Print exactly the lines that run from the line containing "Write a Python" to the line containing "from matplotlib.patches import Rectangle", both included, and nothing else; pictures stay out.

Records for the exercise:

"""

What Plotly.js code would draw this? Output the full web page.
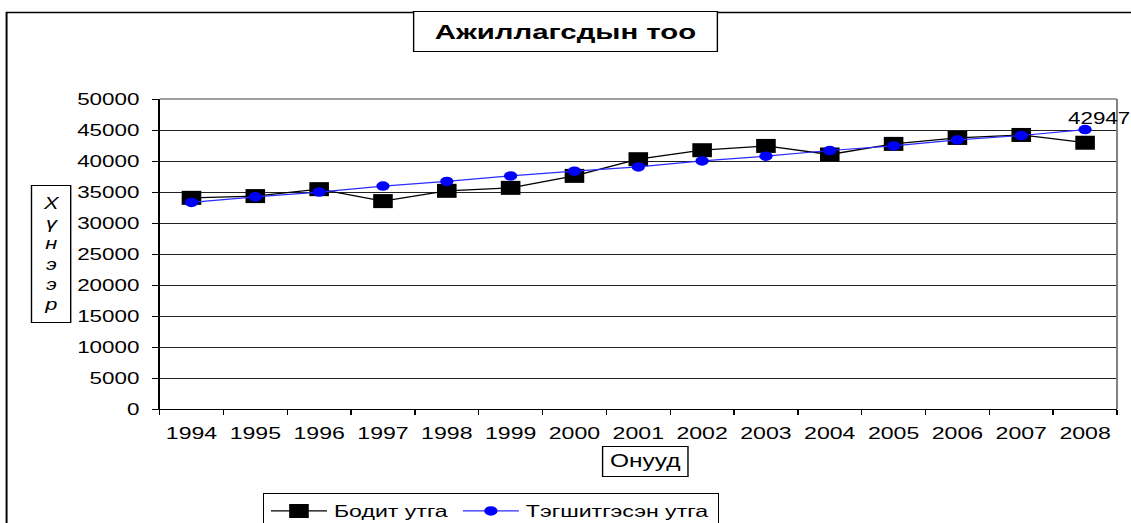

"""
"""

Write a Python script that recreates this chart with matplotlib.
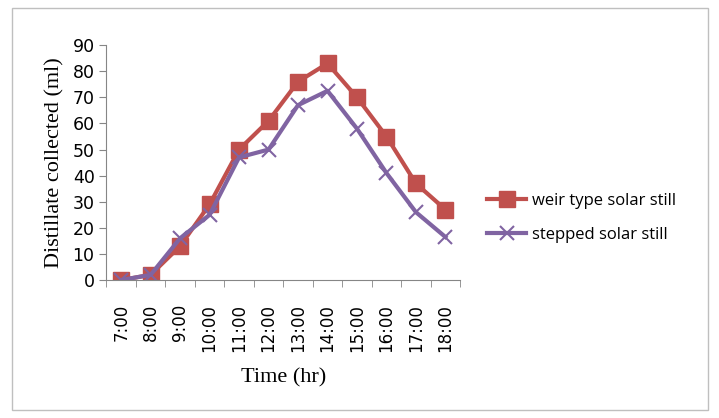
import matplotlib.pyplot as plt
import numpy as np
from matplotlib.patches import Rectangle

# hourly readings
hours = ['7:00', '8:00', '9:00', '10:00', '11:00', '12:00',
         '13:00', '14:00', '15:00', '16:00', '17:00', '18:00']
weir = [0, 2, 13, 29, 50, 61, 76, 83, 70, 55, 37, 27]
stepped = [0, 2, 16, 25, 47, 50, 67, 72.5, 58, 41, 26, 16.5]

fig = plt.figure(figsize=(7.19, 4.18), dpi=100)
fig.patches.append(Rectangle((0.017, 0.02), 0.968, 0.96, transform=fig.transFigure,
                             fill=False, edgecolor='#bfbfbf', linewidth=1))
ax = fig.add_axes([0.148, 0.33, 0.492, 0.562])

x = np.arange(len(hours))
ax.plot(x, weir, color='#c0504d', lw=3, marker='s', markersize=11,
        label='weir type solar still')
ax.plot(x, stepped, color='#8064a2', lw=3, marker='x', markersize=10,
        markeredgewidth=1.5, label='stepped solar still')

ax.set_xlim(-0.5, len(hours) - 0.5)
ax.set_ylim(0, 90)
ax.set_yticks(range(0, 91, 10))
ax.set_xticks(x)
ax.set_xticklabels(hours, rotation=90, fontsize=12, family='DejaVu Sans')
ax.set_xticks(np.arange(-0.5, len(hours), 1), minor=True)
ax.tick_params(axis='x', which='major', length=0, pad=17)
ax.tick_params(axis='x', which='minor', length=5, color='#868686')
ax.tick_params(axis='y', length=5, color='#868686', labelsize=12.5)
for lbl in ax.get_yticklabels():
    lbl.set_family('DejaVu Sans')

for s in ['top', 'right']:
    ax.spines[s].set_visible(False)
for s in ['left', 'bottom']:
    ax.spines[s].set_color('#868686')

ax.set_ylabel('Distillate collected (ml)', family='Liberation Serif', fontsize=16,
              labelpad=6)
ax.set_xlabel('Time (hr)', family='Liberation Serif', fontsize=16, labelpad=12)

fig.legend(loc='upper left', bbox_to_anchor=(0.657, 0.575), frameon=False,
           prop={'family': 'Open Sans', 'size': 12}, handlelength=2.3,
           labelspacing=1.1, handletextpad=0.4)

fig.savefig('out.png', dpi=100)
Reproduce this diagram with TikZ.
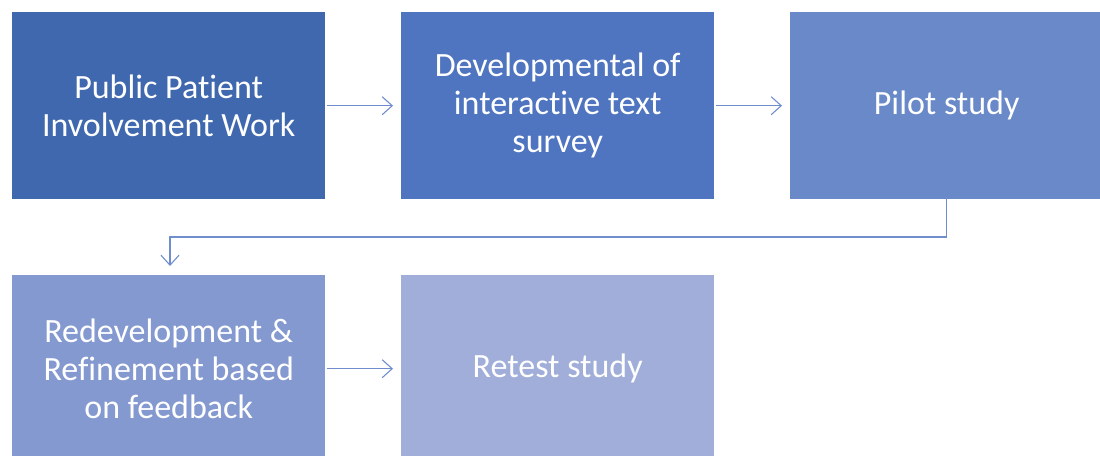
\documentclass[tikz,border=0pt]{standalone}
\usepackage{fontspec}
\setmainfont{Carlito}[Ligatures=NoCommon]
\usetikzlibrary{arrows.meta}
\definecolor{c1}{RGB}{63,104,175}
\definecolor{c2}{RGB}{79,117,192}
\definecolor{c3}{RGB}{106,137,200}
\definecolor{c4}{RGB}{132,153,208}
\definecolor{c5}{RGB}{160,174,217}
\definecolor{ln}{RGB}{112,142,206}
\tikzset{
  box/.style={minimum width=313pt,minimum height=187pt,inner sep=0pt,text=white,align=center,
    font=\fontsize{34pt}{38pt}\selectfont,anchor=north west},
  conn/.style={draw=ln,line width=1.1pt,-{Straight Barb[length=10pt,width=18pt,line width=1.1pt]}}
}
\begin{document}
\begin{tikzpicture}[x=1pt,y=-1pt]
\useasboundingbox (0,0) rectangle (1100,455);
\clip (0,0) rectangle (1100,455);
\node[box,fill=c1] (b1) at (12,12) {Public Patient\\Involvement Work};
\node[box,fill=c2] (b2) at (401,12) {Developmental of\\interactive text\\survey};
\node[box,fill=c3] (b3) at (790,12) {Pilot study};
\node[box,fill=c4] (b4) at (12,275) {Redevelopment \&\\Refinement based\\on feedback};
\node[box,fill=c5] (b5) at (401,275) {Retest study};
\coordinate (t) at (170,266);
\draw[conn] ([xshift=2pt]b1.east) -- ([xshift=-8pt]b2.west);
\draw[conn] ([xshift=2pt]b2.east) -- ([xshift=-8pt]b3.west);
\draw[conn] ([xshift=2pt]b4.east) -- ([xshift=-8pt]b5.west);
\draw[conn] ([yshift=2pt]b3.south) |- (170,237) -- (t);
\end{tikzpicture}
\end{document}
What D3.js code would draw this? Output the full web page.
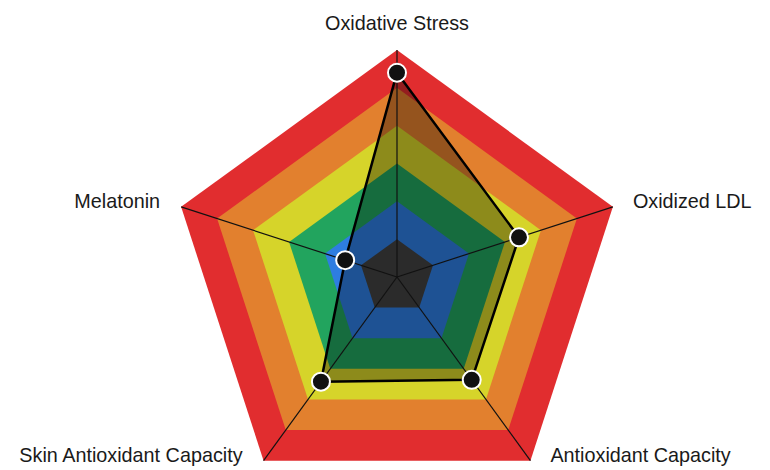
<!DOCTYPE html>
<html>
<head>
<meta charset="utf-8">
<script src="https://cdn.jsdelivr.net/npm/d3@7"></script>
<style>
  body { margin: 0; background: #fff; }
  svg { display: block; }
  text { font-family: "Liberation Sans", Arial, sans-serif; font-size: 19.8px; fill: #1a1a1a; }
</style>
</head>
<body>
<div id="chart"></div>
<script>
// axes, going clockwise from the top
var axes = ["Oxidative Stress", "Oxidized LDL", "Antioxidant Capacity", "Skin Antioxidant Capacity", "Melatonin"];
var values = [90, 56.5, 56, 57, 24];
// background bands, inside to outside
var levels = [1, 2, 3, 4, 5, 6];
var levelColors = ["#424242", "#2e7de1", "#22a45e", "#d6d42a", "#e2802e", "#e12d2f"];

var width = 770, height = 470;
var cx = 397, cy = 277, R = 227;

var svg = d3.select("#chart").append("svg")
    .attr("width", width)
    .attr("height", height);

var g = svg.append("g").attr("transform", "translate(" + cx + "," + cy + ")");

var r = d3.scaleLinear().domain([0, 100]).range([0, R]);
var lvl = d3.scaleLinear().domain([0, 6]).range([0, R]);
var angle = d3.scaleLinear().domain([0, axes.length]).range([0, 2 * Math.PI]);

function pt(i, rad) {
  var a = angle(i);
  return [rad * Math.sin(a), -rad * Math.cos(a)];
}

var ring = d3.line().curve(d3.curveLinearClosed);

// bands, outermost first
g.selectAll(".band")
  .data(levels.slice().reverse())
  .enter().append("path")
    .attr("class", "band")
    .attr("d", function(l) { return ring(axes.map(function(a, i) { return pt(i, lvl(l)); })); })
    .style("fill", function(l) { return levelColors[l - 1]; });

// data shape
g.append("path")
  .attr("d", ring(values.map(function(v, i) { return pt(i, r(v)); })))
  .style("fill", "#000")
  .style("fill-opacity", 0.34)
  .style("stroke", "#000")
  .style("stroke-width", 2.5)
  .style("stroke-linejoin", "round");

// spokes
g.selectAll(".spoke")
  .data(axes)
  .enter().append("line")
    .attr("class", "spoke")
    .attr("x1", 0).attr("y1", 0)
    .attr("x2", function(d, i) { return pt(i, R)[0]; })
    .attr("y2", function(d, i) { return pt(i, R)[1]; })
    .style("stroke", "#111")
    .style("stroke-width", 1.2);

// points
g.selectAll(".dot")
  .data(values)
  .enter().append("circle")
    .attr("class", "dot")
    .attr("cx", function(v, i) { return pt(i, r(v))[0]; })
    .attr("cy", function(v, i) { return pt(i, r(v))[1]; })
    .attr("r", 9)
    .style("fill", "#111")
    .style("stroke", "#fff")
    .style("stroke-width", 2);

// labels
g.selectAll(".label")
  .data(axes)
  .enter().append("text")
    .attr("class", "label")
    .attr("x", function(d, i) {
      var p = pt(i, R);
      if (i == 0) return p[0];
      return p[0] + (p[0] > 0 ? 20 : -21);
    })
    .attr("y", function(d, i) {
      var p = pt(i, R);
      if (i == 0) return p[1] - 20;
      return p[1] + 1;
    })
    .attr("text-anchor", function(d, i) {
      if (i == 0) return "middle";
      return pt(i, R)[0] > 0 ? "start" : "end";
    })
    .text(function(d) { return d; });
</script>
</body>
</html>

"""

Result for this exercise:
Write a Python script that recreates this chart with matplotlib.
import matplotlib.pyplot as plt
import numpy as np
from matplotlib.patches import Rectangle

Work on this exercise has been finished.